Read through 3-5 conversations. Ask yourself:
- Did the assistant make any mistakes? What type of mistakes?
- Did the user’s sentiment seem positive or negative?
- Was there anything surprising about the way the user phrased their requests?
- Was the user able to complete their goal?
Step 2: Use tags to apply labels
In the right hand panel, click the Tags gear and select the option to create a new tag. For each conversation you read, consider which labels might help you categorize and evaluate the conversation. Here are a few ideas:
- Positive or negative sentiment
- NLU error
- Out-of-scope request ( or feature request)
- Goal completed
Apply one or more tags to the conversation. If you find individual messages that require further discussion, use the message flag feature to mark and share them.
Step 3: Search for significant conversations
Return to the filters on the Conversation screen and note that you can now filter by the tags you’ve created. Use the filters to search your conversations and consider which produce an interesting sample set. For example, you might want to filter only by the Tester channel, to exclude conversations created by the development team, or you could filter for conversations where a fallback action was invoked or the NLU confidence was low.

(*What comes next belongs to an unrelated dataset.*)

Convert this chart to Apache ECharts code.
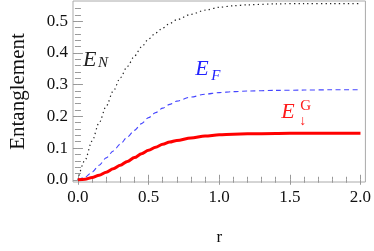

As you read conversations, use the Mark as reviewed button to indicate you’ve read them (you can use this label to exclude conversations that have already been reviewed from your filtered view). You can also use the Save for later button to set conversations aside if they seem notable but need further review.
Step 4: Annotate user messages
Navigate to the NLU Inbox. The NLU Inbox displays user messages that don’t match any training examples you already have in your NLU data.
Use the sort dropdown to filter messages with low confidence to the top of the inbox. Working your way from lowest to highest confidence, correct the intent and entity labels if needed and mark the message Correct to add it to your training data. If you find messages you don’t want to add to your training data, e.g. spam, delete them.
After annotating data, retrain and test your new model.
Step 5: Document what needs to be fixed
Create tickets for issues that need to be fixed, using your organization’s issue-tracking or project management tool. If you’re running Rasa X in server mode, you can include a deep link to the message or conversation where the issue was observed, to provide additional context.
Discussion Questions
- Did anything surprise you about the way users formed their requests or interacted with your assistant?
- Did users ask your assistant to do anything it hadn’t yet been programmed to do? How did your assistant respond, and how could it respond better?
- Which filters yielded the most interesting results?
- Were there synonyms in user messages that your assistant hadn’t seen before?
- How do team members keep track of which messages have been reviewed?
- Which roles on your team are responsible for annotating data? Which tools have they used for this task?
- Did you find any user messages that weren’t easily categorized into an existing intent label? How do you handle these messages?
- Are there any patterns you see in the conversations that weren’t successful?
- How frequently are conversations reviewed by the team - daily, weekly, or monthly?